### Description of the task:
Omit every picture, and retype the lines that run from the beginning of the data below through the line containing "Relative Expression<br>in GALT</div>", inclusive.
··· Dataset extract ···
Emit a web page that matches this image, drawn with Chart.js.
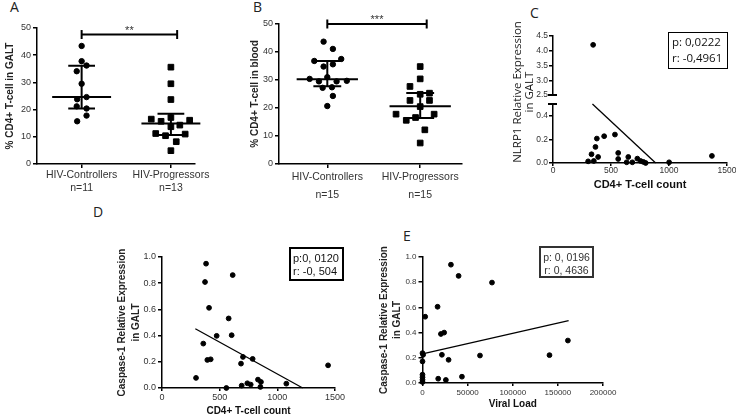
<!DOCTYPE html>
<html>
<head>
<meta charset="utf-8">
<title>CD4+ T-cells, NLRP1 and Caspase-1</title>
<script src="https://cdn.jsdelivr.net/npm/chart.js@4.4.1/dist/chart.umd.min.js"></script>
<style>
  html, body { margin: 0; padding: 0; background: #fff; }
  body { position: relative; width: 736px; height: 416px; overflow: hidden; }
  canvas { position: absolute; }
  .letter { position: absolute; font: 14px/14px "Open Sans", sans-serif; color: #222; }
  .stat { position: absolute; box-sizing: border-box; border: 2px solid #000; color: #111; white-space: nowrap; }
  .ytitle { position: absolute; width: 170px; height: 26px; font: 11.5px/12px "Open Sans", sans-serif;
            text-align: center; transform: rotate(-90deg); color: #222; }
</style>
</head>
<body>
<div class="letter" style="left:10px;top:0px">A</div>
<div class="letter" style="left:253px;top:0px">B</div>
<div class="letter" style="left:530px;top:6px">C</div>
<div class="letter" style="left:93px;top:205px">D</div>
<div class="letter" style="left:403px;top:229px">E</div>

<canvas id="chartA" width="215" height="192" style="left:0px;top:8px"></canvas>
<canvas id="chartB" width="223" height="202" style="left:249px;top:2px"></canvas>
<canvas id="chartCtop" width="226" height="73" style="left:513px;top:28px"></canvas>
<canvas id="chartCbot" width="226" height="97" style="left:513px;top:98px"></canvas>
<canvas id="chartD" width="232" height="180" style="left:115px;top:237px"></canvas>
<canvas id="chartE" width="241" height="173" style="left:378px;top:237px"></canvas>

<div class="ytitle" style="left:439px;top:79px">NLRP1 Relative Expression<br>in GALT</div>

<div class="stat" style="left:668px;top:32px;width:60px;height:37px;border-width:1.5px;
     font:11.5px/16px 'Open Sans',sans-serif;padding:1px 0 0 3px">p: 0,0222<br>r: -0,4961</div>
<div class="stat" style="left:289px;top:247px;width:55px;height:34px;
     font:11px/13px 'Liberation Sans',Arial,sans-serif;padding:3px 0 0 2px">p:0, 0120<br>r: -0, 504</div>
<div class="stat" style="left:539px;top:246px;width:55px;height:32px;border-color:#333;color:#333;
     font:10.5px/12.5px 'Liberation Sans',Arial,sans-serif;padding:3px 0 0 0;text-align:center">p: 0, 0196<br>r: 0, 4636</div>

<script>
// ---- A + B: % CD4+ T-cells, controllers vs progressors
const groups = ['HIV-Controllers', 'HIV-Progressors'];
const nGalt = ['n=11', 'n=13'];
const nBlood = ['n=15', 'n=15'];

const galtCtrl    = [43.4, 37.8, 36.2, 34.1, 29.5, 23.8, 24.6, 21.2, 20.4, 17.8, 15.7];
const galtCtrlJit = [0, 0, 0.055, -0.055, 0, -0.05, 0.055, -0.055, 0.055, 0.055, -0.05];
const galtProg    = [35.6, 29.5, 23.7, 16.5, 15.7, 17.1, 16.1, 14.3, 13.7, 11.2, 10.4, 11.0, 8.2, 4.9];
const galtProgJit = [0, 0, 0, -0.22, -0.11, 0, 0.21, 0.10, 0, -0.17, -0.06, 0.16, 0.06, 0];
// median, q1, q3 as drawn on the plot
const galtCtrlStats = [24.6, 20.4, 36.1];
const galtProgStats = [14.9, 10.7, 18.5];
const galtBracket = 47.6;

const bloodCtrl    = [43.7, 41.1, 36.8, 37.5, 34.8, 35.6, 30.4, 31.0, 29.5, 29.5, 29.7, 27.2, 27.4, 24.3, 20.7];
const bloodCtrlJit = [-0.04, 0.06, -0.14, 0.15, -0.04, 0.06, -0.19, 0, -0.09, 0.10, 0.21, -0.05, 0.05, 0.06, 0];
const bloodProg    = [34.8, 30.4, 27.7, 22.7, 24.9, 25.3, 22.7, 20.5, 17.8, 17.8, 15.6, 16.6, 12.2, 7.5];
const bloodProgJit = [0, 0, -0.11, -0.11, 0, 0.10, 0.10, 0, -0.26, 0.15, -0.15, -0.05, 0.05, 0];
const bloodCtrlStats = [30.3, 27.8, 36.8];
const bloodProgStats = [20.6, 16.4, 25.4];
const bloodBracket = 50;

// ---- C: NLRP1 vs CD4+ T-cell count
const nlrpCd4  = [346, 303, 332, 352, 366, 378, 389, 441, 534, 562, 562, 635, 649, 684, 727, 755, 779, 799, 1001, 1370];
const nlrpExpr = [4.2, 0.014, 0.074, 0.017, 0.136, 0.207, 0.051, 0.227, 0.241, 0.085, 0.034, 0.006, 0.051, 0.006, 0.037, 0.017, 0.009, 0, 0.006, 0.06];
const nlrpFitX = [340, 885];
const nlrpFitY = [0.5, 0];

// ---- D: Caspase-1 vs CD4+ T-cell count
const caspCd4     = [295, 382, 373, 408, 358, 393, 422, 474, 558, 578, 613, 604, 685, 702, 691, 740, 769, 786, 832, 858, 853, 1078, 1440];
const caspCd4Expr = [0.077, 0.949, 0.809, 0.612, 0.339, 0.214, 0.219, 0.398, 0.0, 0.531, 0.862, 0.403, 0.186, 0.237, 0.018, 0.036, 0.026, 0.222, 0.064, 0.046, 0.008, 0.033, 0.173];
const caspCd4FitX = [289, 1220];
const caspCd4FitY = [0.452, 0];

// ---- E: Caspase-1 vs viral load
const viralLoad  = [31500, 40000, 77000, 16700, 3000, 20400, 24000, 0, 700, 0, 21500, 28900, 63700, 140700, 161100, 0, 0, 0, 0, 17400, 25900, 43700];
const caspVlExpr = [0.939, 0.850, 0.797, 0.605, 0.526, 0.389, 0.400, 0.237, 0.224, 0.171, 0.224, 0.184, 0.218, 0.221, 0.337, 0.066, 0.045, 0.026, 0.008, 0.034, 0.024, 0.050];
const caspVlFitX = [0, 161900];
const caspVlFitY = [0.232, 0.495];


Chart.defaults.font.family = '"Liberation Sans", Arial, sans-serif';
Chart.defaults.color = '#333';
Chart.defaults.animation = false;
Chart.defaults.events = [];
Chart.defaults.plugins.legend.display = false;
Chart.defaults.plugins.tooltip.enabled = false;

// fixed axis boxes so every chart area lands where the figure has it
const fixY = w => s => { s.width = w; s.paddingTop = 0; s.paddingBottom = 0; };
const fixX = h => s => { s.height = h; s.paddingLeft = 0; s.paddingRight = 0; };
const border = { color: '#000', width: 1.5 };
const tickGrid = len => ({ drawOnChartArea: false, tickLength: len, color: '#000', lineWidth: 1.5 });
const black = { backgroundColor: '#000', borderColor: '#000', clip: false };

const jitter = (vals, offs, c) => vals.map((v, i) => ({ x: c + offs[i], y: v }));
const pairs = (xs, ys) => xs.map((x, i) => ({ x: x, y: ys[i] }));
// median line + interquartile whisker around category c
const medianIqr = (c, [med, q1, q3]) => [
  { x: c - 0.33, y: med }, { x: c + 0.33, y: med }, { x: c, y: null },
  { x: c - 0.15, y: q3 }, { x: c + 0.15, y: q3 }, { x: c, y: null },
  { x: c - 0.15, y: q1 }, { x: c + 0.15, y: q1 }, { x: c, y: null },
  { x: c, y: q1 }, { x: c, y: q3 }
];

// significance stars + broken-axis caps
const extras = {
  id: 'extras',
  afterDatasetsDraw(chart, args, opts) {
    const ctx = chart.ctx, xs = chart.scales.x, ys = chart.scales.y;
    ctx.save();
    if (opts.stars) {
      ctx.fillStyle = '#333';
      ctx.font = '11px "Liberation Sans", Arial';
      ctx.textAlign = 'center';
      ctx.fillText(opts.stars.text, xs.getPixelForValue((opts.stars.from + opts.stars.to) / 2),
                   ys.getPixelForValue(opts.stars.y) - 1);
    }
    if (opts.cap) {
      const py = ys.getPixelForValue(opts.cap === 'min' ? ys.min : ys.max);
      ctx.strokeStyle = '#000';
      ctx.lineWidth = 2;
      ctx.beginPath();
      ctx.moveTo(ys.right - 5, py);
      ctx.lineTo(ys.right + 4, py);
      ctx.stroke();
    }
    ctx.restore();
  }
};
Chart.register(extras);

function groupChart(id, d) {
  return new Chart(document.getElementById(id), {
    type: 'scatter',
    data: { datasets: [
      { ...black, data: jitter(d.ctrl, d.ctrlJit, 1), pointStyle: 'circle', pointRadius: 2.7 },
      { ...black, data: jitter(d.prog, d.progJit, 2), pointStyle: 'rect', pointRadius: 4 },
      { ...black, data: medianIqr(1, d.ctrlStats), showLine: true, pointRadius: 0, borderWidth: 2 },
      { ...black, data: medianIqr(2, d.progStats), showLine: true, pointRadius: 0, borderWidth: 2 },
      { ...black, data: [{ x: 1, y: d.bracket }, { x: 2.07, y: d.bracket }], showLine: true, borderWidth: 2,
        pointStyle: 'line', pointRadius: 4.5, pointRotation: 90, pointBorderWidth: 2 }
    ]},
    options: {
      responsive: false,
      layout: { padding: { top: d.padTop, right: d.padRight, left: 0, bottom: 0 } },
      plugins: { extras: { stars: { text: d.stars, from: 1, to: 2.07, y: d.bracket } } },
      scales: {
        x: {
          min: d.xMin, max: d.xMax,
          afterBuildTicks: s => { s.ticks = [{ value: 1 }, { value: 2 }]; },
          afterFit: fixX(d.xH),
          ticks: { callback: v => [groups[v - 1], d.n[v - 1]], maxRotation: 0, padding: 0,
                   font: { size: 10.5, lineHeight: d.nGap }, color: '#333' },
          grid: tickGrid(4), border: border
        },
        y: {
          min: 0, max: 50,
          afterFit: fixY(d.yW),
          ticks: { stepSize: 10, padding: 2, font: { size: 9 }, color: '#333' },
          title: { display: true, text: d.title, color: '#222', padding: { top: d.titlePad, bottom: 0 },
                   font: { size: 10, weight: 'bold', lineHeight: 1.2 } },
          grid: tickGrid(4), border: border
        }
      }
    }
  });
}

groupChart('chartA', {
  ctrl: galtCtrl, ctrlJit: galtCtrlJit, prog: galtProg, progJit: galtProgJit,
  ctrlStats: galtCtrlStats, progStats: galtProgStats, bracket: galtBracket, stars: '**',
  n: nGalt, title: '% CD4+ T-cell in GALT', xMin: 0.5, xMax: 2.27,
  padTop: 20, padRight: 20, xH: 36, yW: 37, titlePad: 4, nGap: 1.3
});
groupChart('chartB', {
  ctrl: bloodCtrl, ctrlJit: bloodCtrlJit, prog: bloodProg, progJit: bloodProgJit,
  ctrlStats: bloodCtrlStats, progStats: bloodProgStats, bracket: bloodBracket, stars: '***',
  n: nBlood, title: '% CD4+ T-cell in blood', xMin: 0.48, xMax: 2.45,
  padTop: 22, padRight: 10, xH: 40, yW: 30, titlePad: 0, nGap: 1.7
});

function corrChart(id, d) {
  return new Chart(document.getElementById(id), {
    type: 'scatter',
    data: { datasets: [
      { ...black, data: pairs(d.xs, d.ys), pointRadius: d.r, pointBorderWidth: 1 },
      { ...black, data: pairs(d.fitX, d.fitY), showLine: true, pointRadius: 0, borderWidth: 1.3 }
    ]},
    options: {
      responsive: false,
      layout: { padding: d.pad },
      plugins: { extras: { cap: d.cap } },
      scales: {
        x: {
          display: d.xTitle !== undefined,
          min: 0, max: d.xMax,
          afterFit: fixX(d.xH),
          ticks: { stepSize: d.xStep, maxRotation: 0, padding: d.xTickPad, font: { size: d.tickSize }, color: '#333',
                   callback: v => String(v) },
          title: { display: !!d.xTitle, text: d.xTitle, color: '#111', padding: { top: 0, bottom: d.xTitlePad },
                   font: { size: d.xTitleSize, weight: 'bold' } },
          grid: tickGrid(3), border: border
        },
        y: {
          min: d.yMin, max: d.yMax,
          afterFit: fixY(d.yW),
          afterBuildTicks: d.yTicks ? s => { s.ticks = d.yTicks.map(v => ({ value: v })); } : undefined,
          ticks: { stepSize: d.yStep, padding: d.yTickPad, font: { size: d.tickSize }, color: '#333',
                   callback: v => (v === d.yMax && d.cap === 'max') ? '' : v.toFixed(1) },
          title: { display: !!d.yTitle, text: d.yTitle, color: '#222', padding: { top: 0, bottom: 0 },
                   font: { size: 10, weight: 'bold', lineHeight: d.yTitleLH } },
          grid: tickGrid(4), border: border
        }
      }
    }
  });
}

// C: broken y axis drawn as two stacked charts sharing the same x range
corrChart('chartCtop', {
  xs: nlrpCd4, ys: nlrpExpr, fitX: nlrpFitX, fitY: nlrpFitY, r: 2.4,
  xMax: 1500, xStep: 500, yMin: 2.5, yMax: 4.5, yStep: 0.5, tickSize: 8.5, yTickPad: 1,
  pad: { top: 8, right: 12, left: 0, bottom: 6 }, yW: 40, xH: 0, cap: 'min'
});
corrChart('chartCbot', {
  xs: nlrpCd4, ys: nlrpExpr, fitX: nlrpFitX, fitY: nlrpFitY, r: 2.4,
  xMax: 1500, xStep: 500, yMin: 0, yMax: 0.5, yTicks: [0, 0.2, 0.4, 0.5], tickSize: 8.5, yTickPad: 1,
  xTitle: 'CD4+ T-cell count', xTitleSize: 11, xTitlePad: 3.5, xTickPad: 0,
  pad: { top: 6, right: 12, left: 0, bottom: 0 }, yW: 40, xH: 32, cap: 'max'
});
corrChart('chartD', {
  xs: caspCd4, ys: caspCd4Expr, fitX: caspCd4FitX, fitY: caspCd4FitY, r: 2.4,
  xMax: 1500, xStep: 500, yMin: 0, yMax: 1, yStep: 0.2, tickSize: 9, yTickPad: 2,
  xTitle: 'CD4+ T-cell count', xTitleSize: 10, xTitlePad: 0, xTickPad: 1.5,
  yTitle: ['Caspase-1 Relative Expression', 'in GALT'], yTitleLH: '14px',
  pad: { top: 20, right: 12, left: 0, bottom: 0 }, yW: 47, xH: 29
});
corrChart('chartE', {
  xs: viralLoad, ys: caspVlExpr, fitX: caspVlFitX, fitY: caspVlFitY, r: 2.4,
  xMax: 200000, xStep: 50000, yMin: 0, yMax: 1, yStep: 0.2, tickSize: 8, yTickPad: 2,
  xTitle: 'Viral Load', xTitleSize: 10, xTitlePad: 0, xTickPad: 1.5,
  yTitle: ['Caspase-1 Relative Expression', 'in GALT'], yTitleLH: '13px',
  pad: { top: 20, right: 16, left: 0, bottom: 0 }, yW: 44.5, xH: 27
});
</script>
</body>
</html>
···
### Answer to this task:
Emit a web page that matches this image, drawn with Chart.js.
<!DOCTYPE html>
<html>
<head>
<meta charset="utf-8">
<title>CD4+ T-cells, NLRP1 and Caspase-1</title>
<script src="https://cdn.jsdelivr.net/npm/chart.js@4.4.1/dist/chart.umd.min.js"></script>
<style>
  html, body { margin: 0; padding: 0; background: #fff; }
  body { position: relative; width: 736px; height: 416px; overflow: hidden; }
  canvas { position: absolute; }
  .letter { position: absolute; font: 14px/14px "Open Sans", sans-serif; color: #222; }
  .stat { position: absolute; box-sizing: border-box; border: 2px solid #000; color: #111; white-space: nowrap; }
  .ytitle { position: absolute; width: 170px; height: 26px; font: 11.5px/12px "Open Sans", sans-serif;
            text-align: center; transform: rotate(-90deg); color: #222; }
</style>
</head>
<body>
<div class="letter" style="left:10px;top:0px">A</div>
<div class="letter" style="left:253px;top:0px">B</div>
<div class="letter" style="left:530px;top:6px">C</div>
<div class="letter" style="left:93px;top:205px">D</div>
<div class="letter" style="left:403px;top:229px">E</div>

<canvas id="chartA" width="215" height="192" style="left:0px;top:8px"></canvas>
<canvas id="chartB" width="223" height="202" style="left:249px;top:2px"></canvas>
<canvas id="chartCtop" width="226" height="73" style="left:513px;top:28px"></canvas>
<canvas id="chartCbot" width="226" height="97" style="left:513px;top:98px"></canvas>
<canvas id="chartD" width="232" height="180" style="left:115px;top:237px"></canvas>
<canvas id="chartE" width="241" height="173" style="left:378px;top:237px"></canvas>

<div class="ytitle" style="left:439px;top:79px">NLRP1 Relative Expression<br>in GALT</div>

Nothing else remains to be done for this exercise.